| Short exercise |
Which lines contain the word "this"? Return each of them as written.
________________
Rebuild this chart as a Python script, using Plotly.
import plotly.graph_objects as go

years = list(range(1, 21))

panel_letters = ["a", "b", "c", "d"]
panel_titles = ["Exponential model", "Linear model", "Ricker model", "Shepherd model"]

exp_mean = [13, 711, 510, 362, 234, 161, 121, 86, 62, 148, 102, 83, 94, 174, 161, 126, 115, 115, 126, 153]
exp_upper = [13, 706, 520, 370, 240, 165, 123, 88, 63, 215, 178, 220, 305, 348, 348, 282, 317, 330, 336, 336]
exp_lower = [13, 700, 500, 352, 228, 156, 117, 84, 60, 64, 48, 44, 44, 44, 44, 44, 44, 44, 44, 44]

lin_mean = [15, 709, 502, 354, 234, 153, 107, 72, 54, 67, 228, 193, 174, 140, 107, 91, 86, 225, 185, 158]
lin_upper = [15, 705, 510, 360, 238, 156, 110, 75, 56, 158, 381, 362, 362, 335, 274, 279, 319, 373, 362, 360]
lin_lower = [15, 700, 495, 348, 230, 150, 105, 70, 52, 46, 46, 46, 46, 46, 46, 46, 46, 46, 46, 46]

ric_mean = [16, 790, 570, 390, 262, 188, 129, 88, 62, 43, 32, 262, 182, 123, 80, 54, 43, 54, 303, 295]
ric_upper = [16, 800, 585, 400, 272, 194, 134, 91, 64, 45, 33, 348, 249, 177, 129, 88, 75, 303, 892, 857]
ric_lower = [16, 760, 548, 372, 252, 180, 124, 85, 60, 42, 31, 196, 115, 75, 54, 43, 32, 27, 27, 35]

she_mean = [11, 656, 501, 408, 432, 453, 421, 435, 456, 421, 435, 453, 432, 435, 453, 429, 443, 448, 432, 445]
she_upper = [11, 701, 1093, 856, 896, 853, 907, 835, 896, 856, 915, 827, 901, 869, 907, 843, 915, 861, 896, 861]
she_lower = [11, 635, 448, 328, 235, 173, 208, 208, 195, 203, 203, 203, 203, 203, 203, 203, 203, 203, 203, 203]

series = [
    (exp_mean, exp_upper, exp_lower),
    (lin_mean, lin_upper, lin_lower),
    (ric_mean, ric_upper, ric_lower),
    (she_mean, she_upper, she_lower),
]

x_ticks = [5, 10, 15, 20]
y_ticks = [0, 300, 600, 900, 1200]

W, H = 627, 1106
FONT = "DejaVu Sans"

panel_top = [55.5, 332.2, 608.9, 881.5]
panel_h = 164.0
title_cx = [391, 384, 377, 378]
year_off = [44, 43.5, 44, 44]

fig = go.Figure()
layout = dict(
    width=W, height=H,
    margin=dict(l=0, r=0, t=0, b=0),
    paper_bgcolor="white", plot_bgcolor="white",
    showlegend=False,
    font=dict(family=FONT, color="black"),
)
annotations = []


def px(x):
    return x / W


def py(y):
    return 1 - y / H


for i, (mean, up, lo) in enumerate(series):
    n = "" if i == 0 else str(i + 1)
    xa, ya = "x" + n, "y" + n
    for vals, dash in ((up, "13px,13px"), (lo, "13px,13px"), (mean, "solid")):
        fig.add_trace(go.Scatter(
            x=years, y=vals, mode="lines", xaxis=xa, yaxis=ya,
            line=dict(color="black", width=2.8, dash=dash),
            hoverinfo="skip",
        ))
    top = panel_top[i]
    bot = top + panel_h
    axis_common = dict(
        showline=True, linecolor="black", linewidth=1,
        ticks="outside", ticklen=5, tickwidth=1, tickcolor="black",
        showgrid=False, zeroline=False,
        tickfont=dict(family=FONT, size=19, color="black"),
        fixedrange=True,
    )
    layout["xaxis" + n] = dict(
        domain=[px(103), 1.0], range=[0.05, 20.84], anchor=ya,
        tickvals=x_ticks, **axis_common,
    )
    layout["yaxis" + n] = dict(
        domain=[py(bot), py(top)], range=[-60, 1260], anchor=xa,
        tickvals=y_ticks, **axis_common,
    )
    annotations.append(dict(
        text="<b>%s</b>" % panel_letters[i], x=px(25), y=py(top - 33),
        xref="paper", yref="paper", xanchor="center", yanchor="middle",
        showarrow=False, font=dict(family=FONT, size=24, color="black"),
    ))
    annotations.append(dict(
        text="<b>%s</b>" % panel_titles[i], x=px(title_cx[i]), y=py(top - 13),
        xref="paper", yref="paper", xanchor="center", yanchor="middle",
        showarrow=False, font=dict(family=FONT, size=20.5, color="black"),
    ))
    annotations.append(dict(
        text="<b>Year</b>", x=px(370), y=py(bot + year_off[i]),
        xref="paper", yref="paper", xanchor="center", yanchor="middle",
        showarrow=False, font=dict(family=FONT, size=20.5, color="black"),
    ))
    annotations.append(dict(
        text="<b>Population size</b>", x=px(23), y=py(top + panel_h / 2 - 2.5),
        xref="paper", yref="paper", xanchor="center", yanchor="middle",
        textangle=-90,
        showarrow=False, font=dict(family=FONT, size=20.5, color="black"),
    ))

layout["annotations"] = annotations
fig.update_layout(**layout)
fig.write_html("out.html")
________________
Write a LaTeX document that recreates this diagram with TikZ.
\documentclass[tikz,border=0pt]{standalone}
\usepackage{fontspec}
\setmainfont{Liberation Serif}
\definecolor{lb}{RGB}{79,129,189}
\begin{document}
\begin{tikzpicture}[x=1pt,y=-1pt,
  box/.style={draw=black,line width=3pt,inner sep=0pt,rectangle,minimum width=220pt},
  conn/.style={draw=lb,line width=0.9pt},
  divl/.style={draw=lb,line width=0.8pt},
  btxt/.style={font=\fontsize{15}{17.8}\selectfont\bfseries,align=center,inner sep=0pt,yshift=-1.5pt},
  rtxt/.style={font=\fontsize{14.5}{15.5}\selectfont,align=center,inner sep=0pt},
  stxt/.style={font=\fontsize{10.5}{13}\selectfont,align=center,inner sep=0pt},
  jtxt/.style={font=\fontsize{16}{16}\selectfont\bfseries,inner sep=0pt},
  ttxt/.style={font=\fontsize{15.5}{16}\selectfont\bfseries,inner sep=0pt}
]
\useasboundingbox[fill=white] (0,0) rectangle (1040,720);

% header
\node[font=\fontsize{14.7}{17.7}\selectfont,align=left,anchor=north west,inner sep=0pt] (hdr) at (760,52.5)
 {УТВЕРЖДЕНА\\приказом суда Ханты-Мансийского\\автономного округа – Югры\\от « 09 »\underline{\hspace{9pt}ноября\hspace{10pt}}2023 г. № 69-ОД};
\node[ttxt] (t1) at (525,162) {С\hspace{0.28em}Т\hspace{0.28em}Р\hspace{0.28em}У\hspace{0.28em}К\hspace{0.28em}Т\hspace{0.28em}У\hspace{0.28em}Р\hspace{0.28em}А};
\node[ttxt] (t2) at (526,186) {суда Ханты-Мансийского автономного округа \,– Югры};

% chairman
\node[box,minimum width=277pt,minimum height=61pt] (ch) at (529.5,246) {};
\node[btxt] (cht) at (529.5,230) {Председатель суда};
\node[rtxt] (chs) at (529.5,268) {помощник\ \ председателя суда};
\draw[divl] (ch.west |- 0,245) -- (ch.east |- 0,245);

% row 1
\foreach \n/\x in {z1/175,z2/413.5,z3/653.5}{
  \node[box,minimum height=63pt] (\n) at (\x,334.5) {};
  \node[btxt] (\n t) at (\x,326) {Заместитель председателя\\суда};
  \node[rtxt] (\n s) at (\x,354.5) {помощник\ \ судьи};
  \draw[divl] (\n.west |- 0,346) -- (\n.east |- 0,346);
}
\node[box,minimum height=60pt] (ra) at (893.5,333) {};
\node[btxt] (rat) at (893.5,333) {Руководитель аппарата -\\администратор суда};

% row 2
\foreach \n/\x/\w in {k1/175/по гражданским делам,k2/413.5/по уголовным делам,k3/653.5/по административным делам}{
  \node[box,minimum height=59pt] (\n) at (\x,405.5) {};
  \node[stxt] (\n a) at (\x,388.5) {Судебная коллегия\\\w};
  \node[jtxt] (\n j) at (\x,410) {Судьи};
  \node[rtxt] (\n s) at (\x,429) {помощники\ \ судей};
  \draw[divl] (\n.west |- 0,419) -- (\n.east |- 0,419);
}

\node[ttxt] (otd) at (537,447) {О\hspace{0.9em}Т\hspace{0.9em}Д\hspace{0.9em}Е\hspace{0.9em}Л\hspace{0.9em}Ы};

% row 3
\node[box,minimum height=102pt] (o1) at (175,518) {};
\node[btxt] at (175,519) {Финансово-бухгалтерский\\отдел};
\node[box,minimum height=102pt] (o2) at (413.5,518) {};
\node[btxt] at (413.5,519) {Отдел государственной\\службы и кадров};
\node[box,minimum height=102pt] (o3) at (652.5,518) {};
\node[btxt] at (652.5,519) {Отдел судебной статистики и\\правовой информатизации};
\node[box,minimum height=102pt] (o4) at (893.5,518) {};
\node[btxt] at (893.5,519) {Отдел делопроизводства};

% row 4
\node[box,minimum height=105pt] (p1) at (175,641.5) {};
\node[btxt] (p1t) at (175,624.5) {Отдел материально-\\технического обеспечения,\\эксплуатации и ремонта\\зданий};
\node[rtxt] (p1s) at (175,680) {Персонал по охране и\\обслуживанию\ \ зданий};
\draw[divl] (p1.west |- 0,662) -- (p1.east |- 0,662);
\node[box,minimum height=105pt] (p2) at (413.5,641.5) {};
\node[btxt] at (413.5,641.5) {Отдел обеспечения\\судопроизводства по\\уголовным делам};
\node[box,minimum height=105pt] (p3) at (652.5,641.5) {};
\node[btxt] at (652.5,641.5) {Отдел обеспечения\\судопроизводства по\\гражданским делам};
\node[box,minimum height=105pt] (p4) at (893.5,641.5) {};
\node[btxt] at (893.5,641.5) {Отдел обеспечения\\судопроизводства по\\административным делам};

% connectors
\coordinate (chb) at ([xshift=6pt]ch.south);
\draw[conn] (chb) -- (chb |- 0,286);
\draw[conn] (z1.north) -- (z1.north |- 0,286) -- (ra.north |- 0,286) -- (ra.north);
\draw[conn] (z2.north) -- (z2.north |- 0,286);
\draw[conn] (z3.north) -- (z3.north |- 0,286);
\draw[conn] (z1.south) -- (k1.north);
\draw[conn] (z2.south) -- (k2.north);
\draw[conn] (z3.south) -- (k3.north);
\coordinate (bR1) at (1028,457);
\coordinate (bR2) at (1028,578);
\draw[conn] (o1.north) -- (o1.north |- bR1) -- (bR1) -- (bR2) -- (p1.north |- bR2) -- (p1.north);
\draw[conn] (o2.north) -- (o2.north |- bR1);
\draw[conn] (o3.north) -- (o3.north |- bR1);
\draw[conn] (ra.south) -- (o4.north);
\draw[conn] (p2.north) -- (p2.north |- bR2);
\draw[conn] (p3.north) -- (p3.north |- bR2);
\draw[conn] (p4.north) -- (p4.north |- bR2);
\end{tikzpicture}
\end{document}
________________
| Exercise response |
Rebuild this chart as a Python script, using Plotly.
Write a LaTeX document that recreates this diagram with TikZ.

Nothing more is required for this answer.